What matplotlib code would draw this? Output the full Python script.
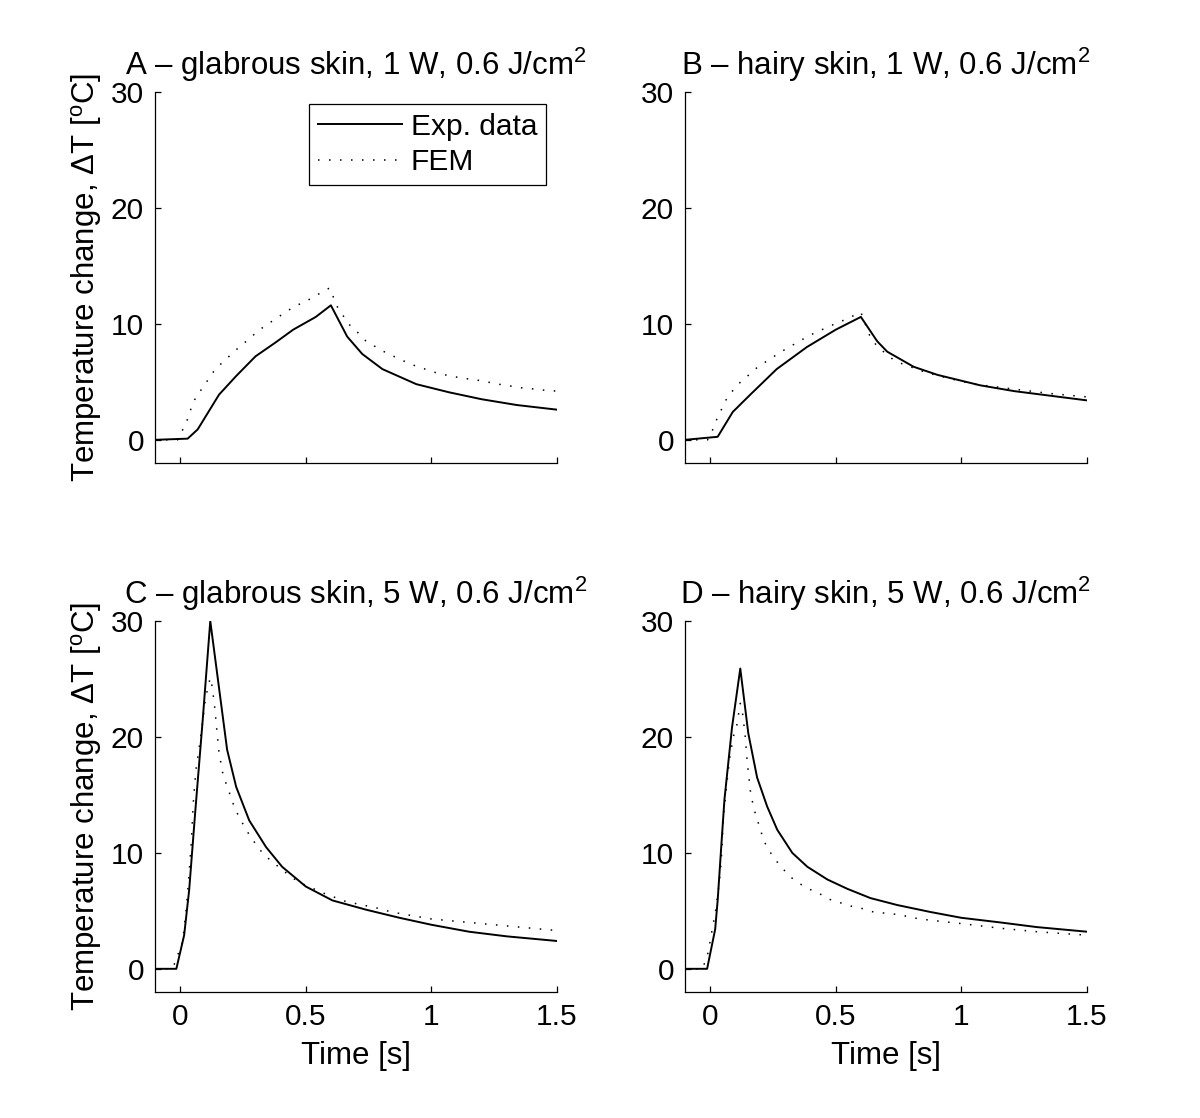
import numpy as np
import matplotlib
matplotlib.use("Agg")
import matplotlib.pyplot as plt

plt.rcParams['font.family'] = ['Liberation Sans', 'DejaVu Sans']
plt.rcParams['mathtext.fontset'] = 'custom'
plt.rcParams['mathtext.rm'] = 'Liberation Sans'
plt.rcParams['mathtext.it'] = 'Liberation Sans:italic'
plt.rcParams['font.size'] = 21.5

# A - glabrous skin, 1 W
a_exp_t = [-0.1, 0.03, 0.07, 0.155, 0.223, 0.30, 0.38, 0.45, 0.54, 0.60, 0.665, 0.725, 0.805, 0.94, 1.07, 1.20, 1.34, 1.5]
a_exp_T = [0, 0.1, 0.9, 3.9, 5.5, 7.2, 8.4, 9.5, 10.6, 11.6, 8.9, 7.4, 6.1, 4.8, 4.1, 3.5, 3.0, 2.6]
a_fem_t = [-0.1, -0.01, 0.01, 0.03, 0.045, 0.063, 0.09, 0.115, 0.14, 0.175, 0.21, 0.24, 0.275, 0.31, 0.35,
           0.385, 0.425, 0.465, 0.505, 0.545, 0.595, 0.625, 0.67, 0.705, 0.74, 0.78, 0.82, 0.86, 0.90, 0.945,
           0.99, 1.03, 1.08, 1.125, 1.17, 1.22, 1.265, 1.30, 1.35, 1.40, 1.44, 1.5]
a_fem_T = [0, 0, 0.86, 1.8, 2.8, 3.7, 4.5, 5.3, 6.1, 6.8, 7.5, 8.1, 8.7, 9.4, 10.0,
           10.5, 11.1, 11.6, 12.0, 12.5, 13.1, 11.5, 10.0, 9.3, 8.5, 8.0, 7.5, 7.1, 6.7, 6.3,
           6.0, 5.7, 5.5, 5.3, 5.2, 5.0, 4.8, 4.7, 4.5, 4.4, 4.3, 4.2]

# B - hairy skin, 1 W
b_exp_t = [-0.1, 0.03, 0.09, 0.16, 0.265, 0.385, 0.50, 0.60, 0.665, 0.705, 0.81, 0.905, 1.075, 1.21, 1.355, 1.5]
b_exp_T = [0, 0.26, 2.4, 3.9, 6.1, 8.0, 9.5, 10.6, 8.5, 7.6, 6.3, 5.6, 4.7, 4.2, 3.8, 3.4]
b_fem_t = [-0.1, -0.01, 0.01, 0.027, 0.047, 0.067, 0.096, 0.126, 0.16, 0.195, 0.235, 0.275, 0.315, 0.355,
           0.395, 0.435, 0.475, 0.52, 0.56, 0.60, 0.635, 0.66, 0.69, 0.73, 0.77, 0.81, 0.86, 0.95, 1.05,
           1.2, 1.35, 1.5]
b_fem_T = [0, 0, 0.86, 1.8, 2.7, 3.6, 4.4, 5.1, 5.7, 6.4, 6.9, 7.5, 8.0, 8.5,
           9.0, 9.4, 9.8, 10.2, 10.6, 11.0, 9.0, 8.2, 7.6, 6.9, 6.5, 6.2, 5.8, 5.3, 4.8,
           4.4, 4.0, 3.7]

# C - glabrous skin, 5 W
c_exp_t = [-0.1, -0.015, 0.016, 0.036, 0.06, 0.09, 0.12, 0.187, 0.223, 0.275, 0.342, 0.406, 0.50, 0.606,
           0.74, 0.873, 1.0, 1.15, 1.3, 1.5]
c_exp_T = [0, 0, 2.9, 6.8, 13.5, 21.5, 30.0, 18.9, 15.7, 12.8, 10.5, 8.8, 7.1, 5.9,
           5.1, 4.4, 3.8, 3.2, 2.8, 2.4]
c_fem_t = [-0.1, -0.03, -0.006, 0.01, 0.025, 0.036, 0.045, 0.052, 0.063, 0.076, 0.089, 0.10, 0.113, 0.12,
           0.128, 0.138, 0.146, 0.155, 0.172, 0.188, 0.218, 0.262, 0.312, 0.341, 0.414, 0.45, 0.49, 0.574,
           0.66, 0.705, 0.793, 0.84, 1.0, 1.15, 1.3, 1.5]
c_fem_T = [0, 0, 1.4, 2.3, 5.3, 8.3, 11.1, 14.2, 17.2, 19.1, 21.2, 23.2, 24.5, 25.1,
           24.3, 22.5, 20.6, 18.6, 16.6, 15.7, 13.8, 12.0, 10.4, 9.7, 8.4, 7.8, 7.3, 6.5,
           5.8, 5.6, 5.2, 4.9, 4.3, 4.0, 3.7, 3.3]

# D - hairy skin, 5 W
d_exp_t = [-0.1, -0.012, 0.02, 0.03, 0.046, 0.057, 0.087, 0.12, 0.152, 0.187, 0.227, 0.267, 0.327, 0.387,
           0.467, 0.546, 0.638, 0.745, 0.877, 1.0, 1.155, 1.3, 1.5]
d_exp_T = [0, 0, 3.4, 5.9, 11.1, 14.6, 20.8, 25.9, 20.3, 16.5, 14.0, 12.0, 10.0, 8.8,
           7.7, 6.9, 6.1, 5.5, 4.9, 4.4, 4.0, 3.6, 3.2]
d_fem_t = [-0.1, -0.03, -0.008, 0.024, 0.036, 0.044, 0.053, 0.067, 0.078, 0.092, 0.106, 0.12, 0.13, 0.14,
           0.147, 0.162, 0.183, 0.2, 0.21, 0.232, 0.256, 0.287, 0.315, 0.352, 0.392, 0.434, 0.474, 0.518,
           0.562, 0.605, 0.65, 0.697, 0.74, 0.79, 0.833, 1.0, 1.155, 1.3, 1.5]
d_fem_T = [0, 0, 1.4, 5.3, 7.4, 9.2, 13.1, 16.1, 18.2, 20.0, 21.0, 22.9, 21.9, 20.0,
           18.0, 15.0, 13.1, 12.1, 11.2, 10.3, 9.5, 8.7, 8.0, 7.4, 6.9, 6.5, 6.0, 5.7,
           5.4, 5.2, 4.9, 4.8, 4.7, 4.5, 4.3, 3.9, 3.5, 3.2, 2.9]

titles = ["A \u2013 glabrous skin, 1 W, 0.6 J/cm$^2$",
          "B \u2013 hairy skin, 1 W, 0.6 J/cm$^2$",
          "C \u2013 glabrous skin, 5 W, 0.6 J/cm$^2$",
          "D \u2013 hairy skin, 5 W, 0.6 J/cm$^2$"]
panels = [(a_exp_t, a_exp_T, a_fem_t, a_fem_T),
          (b_exp_t, b_exp_T, b_fem_t, b_fem_T),
          (c_exp_t, c_exp_T, c_fem_t, c_fem_T),
          (d_exp_t, d_exp_T, d_fem_t, d_fem_T)]
xticks = [0, 0.5, 1, 1.5]
xticklabels = ["0", "0.5", "1", "1.5"]
yticks = [0, 10, 20, 30]
label_size = 22.5

W, H = 1200, 1118
fig = plt.figure(figsize=(W / 100, H / 100), dpi=100)
lefts = [155, 685]
tops = [92, 621]
aw, ah = 402, 371

for k in range(4):
    row, col = divmod(k, 2)
    l = lefts[col]
    t = tops[row]
    ax = fig.add_axes([l / W, 1 - (t + ah) / H, aw / W, ah / H])
    et, eT, ft, fT = panels[k]
    ax.plot(et, eT, color='black', lw=1.4, label='Exp. data')
    ax.plot(ft, fT, color='black', lw=1.1, linestyle=(0, (1, 6.2)), label='FEM')
    ax.set_xlim(-0.1, 1.5)
    ax.set_ylim(-2, 30)
    ax.set_xticks(xticks)
    ax.set_yticks(yticks)
    ax.spines['top'].set_visible(False)
    ax.spines['right'].set_visible(False)
    for s in ['left', 'bottom']:
        ax.spines[s].set_linewidth(0.9)
    ax.tick_params(direction='in', length=4, width=0.9, pad=8)
    if row == 1:
        ax.set_xticklabels(xticklabels)
        ax.set_xlabel("Time [s]", labelpad=7, fontsize=label_size)
    else:
        ax.set_xticklabels([])
    if col == 0:
        ax.set_ylabel("Temperature change, \u0394T [$^{\\mathrm{o}}$C]", labelpad=5, fontsize=label_size)
    ax.set_title(titles[k], pad=12, fontsize=label_size)
    if k == 0:
        leg = ax.legend(loc='upper right', bbox_to_anchor=(0.9726, 0.9677), borderaxespad=0,
                        fancybox=False, framealpha=1, edgecolor='black',
                        handlelength=2.8, handletextpad=0.3, borderpad=0.3, labelspacing=0.25)
        leg.get_frame().set_linewidth(0.9)

fig.savefig("out.png", dpi=100)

——

> **Goal of the exercise**
Only a number is wanted: how many lines contain "matplotlib"?

> **Completed exercise**
4